- [WHAT IS BEING ASKED]:
Your answer should be a single number: the count of lines containing "this".

- [RECORDS PROVIDED]:

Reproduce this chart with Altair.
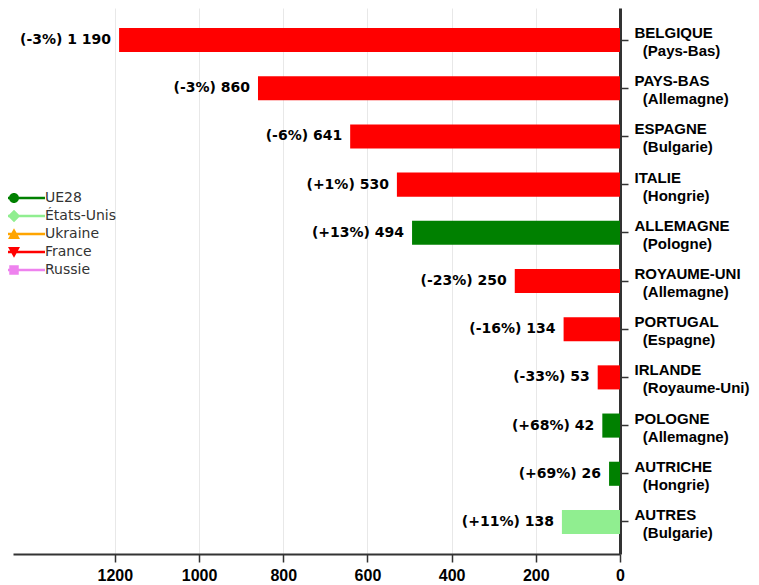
import altair as alt
import pandas as pd

# ---- data ----
countries = ["BELGIQUE", "PAYS-BAS", "ESPAGNE", "ITALIE", "ALLEMAGNE", "ROYAUME-UNI",
             "PORTUGAL", "IRLANDE", "POLOGNE", "AUTRICHE", "AUTRES"]
partners = ["Pays-Bas", "Allemagne", "Bulgarie", "Hongrie", "Pologne", "Allemagne",
            "Espagne", "Royaume-Uni", "Allemagne", "Hongrie", "Bulgarie"]
values = [1190, 860, 641, 530, 494, 250, 134, 53, 42, 26, 138]
changes = ["-3%", "-3%", "-6%", "+1%", "+13%", "-23%", "-16%", "-33%", "+68%", "+69%", "+11%"]
bar_colors = ["#FF0000", "#FF0000", "#FF0000", "#FF0000", "#008000", "#FF0000",
              "#FF0000", "#FF0000", "#008000", "#008000", "#90EE90"]

legend_series = ["UE28", "États-Unis", "Ukraine", "France", "Russie"]
legend_colors = ["#008000", "#90EE90", "#FFA500", "#FF0000", "#EE82EE"]

x_ticks = [0, 200, 400, 600, 800, 1000, 1200]

# ---- tables ----
def fmt(v):
    return f"{v:,}".replace(",", " ")

labels = [f"{c}|\u200b\u00a0\u00a0({p})" for c, p in zip(countries, partners)]
bars = pd.DataFrame({
    "label": labels,
    "value": values,
    "text": [f"({ch}) {fmt(v)}" for ch, v in zip(changes, values)],
    "fillc": bar_colors,
})
leg = pd.DataFrame({"series": legend_series})

# legend symbols: marker + horizontal line (custom SVG paths, same winding)
line = "M-6.2,-0.25L6.2,-0.25L6.2,0.25L-6.2,0.25Z"
shapes = [
    line + "M-1,0A1,1,0,1,1,1,0A1,1,0,1,1,-1,0Z",
    line + "M0,-1.25L1.25,0L0,1.25L-1.25,0Z",
    line + "M0,-1.15L1.2,1.0L-1.2,1.0Z",
    line + "M0,1.15L-1.2,-1.0L1.2,-1.0Z",
    line + "M-0.95,-0.95L0.95,-0.95L0.95,0.95L-0.95,0.95Z",
]

x_enc = alt.X(
    "value:Q",
    scale=alt.Scale(domain=[0, 1442], reverse=True, nice=False, zero=True),
    axis=alt.Axis(
        values=x_ticks, format="d", title=None, grid=True, gridColor="#e8e8e8",
        gridWidth=1, domainColor="#333333", domainWidth=2, tickColor="#333333",
        tickSize=8, tickWidth=1.5, labelFont="Liberation Sans",
        labelFontWeight="bold", labelFontSize=16, labelColor="#000000",
        labelPadding=5, labelFlush=False,
    ),
)
y_enc = alt.Y(
    "label:N", sort=None,
    scale=alt.Scale(paddingInner=0.5, paddingOuter=0.415),
    axis=alt.Axis(
        orient="right", title=None, domainColor="#333333", domainWidth=3,
        tickColor="#333333", tickSize=8, tickWidth=1.5, labelPadding=6,
        labelAlign="left", labelBaseline="middle", labelLineHeight=18,
        labelOffset=-7,
        labelFont="Liberation Sans", labelFontWeight="bold", labelFontSize=15,
        labelColor="#000000", labelLimit=300,
        labelExpr="split(datum.label, '|')",
    ),
)

bar_layer = alt.Chart(bars).mark_bar().encode(
    x=x_enc, y=y_enc, fill=alt.Fill("fillc:N", scale=None)
)
text_layer = alt.Chart(bars).mark_text(
    align="right", baseline="middle", dx=-8, font="DejaVu Sans",
    fontWeight="bold", fontSize=14, color="#000000"
).encode(x="value:Q", y=alt.Y("label:N", sort=None), text="text:N")

legend_props = dict(
    orient="none", legendX=-6, legendY=183, title=None,
    symbolSize=100, symbolStrokeWidth=0, symbolOpacity=1,
    labelOffset=24, labelFont="DejaVu Sans", labelFontSize=14,
    labelColor="#333333", rowPadding=4, padding=0,
)
legend_layer = alt.Chart(leg).mark_point(filled=True, opacity=0).encode(
    color=alt.Color(
        "series:N",
        scale=alt.Scale(domain=legend_series, range=legend_colors),
        legend=alt.Legend(**legend_props),
    ),
    shape=alt.Shape(
        "series:N",
        scale=alt.Scale(domain=legend_series, range=shapes),
        legend=alt.Legend(**legend_props),
    ),
)

chart = alt.layer(bar_layer, text_layer, legend_layer).properties(
    width=607, height=546,
    autosize=alt.AutoSizeParams(type="none"),
    padding={"left": 5, "top": 0, "right": 131, "bottom": 31},
).configure_view(stroke=None)

chart.save("out.html", embed_options={"renderer": "svg", "actions": False})
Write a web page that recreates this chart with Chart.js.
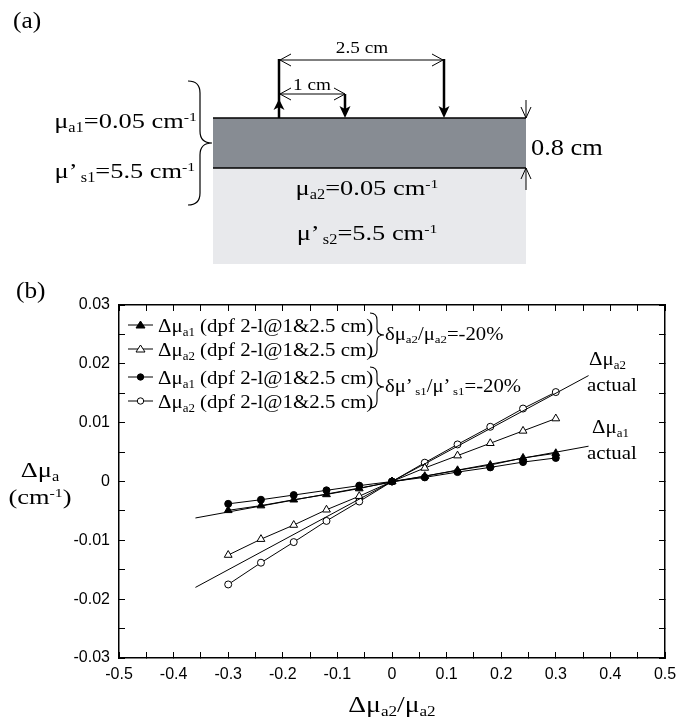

- [EXERCISE RESULT]:
2